Should the negotiations go as hoped, the vessel will be built in Durban. Armscor requires that Project Hotel have a local content of 60%. The 9 105 design has a length of 95 m and will have a PC 7 ice-strengthened hull. That is, the ship will be able to operate during the summer and autumn in thin first-year ice, which might include old ice inclusions. The ship will have a diesel-electric power plant with a capacity of about 12.24 MW, giving a maximum speed of 18 knots (kts). It will have a range of 10 000 nautical miles and will carry a crew of 120, both sailors and scientists, with an endurance of 44 days.
“Vard Marine will be responsible to produce the basic design for the vessel and support the [Durban] shipyard during the detailed design and construction phase of the project,” stated Vard in its press release. “Final contract signing is expected in the next few months, with construction scheduled to begin in 2018.”
The Norwegian company is an internationally respected enterprise, with some 10 000 employees worldwide. It operates five shipyards in Norway, two in Romania, two in Brazil and one in Vietnam. It also develops designs that are built by other shipyards, elsewhere in the world, including in Australia, Canada, Chile, the UK and the US.
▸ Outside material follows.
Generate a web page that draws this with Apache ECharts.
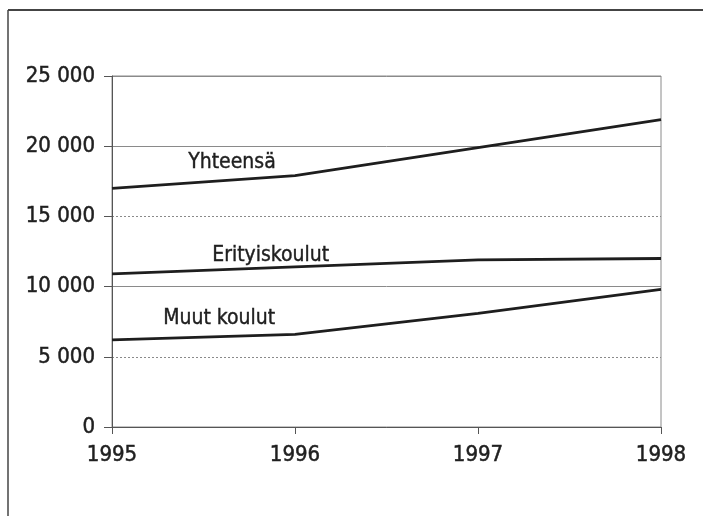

Among its recent successes are the selection of its VARD 7 110 design by the US Coast Guard for that service’s new offshore patrol cutter (to be built in the US) and the adoption of its VARD 9 090 offshore patrol vessel (OPV) design by the Irish Naval Service (three built so far, with a fourth under construction in the UK). Vard Marine was also responsible for the design of the UK Royal Navy’s two Echo-class multirole hydrographic survey ships, which were both commissioned in 2003. These are earlier iterations of the VARD 9 105 design (with, for example, a length of 90.6 m, or 4.4 m shorter than the design of the SAN ship).
Meanwhile, naval news website navaltoday.com has reported that the designs chosen for the SAN’s new OPVs and inshore patrol vessels are the Damen 1800 Sea Axe and FCS 5009 respectively. The SAN will acquire these vessels under Project Biro, and Damen Shipyards Cape Town was announced as the preferred bidder (at the same time as the Southern African Shipyards announcement was made).
The 1800 Sea Axe is 85 m in length, has a beam of 13.7 m, a crew of 46 and a maximum speed of 26 kts. The FCS 5009 is 51.25 m long, has a beam of 10.10 m and a core crew of just eight. Its maximum speed is again 26 kts. Each FCS 5009 can carry two interceptor boats, which can reach speeds in excess of 50 kts. Again, Armscor requires a local content level of 60%.